We expect Namibia’s headline inflation to have decreased from 4.6% (y/y) in June 2024 to 4.4% in July 2024. This anticipated decline is largely attributed to lower transport inflation, resulting from eased pressures in the personal transport operations and vehicle purchases subcategories. This decrease aligns with the stabilisation of global oil prices recently, and the Ministry of Mines and Energy’s announcement of fuel price reductions announced in July—80 cents per litre for petrol, 60 cents/litre for diesel 50ppm, and 70 cents/litre for diesel 10ppm. Despite the decrease, transport inflation continues to drive headline inflation, and we expect it to contribute 1.1 percentage points (ppts) to the y/y print in July.

We also foresee lower inflationary pressures across key categories such as alcoholic beverages and tobacco, clothing and footwear, as well as housing, water, electricity, and gas categories. This could be attributed to lower demand as consumers remain under pressure given the elevated price and interest rate environment. Moreover, the government’s decision to subsidise the 8% increase in electricity tariffs is expected to keep inflationary pressure in the housing, water, electricity, and gas category tamed, by keeping utility costs unchanged until July 2025.

On the other hand, we anticipate a slight increase in inflation within the food and non-alcoholic beverages category, as favourable base effects dissipate, and low output due to drought conditions are expected to persist. Food inflation is expected to rise to 4.7% y/y in July 2024, up from 4.3% the month before, with notable increases in the bread and cereals subcategory. We also project additional inflationary pressures in the hotels, cafes, and restaurants category, as well as in the miscellaneous goods and services categories. This expectation is in line with growth observed in the tourism sector and strong private spending supporting demand as reported by the 1Q24 national accounts, developments which we attribute to continued oil and gas exploration activities.

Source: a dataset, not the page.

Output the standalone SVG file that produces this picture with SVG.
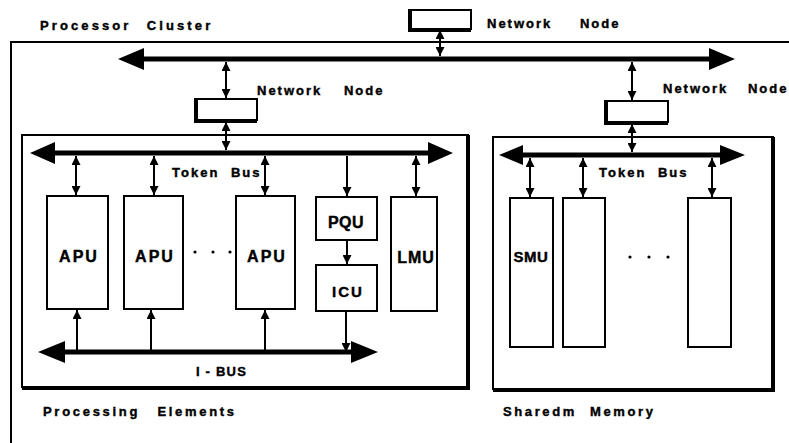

Despite an anticipated decrease in domestic inflation, upside risks persist. As a result, we project that inflation will remain high, averaging 4.5% y/y for 2024 and ending the year at 4.2%. The Ministry of Mines and Energy maintained fuel prices in August but noted a slight increase in global oil prices due to geopolitical tensions. Food insecurity remains a major issue, worsened by

a government-declared drought affecting crop yields, dam water levels, and leading to water rationing in some towns. However, La Niña conditions later in the year might bode well for agricultural production. Additionally, food supply risks are expected to be countered by lower aggregate demand due to high prices and persistently high interest rates affecting consumers and businesses.